■ Record excerpts:

# # # # # # #

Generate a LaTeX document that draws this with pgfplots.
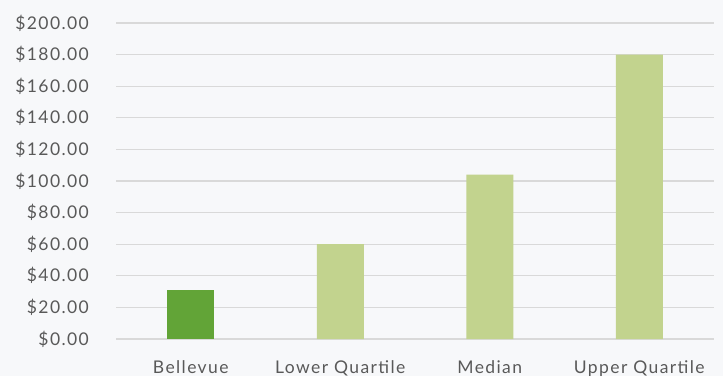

# # # # # # #

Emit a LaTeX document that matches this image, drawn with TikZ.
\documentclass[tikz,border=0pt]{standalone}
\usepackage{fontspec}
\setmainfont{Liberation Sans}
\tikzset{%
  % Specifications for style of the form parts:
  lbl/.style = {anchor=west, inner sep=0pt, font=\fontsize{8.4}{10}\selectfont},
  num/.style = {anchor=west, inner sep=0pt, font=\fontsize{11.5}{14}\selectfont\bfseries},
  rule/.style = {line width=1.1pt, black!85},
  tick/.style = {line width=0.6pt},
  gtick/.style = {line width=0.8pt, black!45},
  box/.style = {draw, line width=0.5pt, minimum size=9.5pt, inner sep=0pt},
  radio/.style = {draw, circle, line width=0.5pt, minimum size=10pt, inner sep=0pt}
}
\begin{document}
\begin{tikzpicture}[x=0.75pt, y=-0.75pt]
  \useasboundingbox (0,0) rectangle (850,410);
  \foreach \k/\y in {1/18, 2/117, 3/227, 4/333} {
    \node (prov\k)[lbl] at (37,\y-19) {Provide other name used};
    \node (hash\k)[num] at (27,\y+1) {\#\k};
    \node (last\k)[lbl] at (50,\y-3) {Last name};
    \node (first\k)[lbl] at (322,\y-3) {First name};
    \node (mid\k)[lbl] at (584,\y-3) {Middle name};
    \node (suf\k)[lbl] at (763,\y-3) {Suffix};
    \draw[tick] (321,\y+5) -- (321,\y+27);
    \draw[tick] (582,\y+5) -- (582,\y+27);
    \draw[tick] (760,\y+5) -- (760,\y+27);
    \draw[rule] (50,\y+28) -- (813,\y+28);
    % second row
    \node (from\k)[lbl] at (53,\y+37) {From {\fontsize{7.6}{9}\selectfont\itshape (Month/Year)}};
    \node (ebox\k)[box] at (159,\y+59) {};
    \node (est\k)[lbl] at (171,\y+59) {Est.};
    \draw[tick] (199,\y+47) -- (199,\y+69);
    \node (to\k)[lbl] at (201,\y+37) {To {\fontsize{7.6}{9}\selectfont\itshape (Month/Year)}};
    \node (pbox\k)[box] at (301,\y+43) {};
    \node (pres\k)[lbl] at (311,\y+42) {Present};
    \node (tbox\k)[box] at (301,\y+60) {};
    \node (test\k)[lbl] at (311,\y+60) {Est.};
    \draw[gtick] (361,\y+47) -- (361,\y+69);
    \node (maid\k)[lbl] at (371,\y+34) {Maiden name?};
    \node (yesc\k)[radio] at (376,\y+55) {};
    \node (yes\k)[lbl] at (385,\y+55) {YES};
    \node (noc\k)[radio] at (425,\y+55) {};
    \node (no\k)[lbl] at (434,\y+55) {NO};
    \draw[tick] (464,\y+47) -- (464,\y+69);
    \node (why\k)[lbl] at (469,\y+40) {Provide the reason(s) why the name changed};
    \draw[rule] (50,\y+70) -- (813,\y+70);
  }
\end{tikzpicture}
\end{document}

# # # # # # #

Pick out each line containing the string "with" and copy it.

Generate a LaTeX document that draws this with pgfplots.
Emit a LaTeX document that matches this image, drawn with TikZ.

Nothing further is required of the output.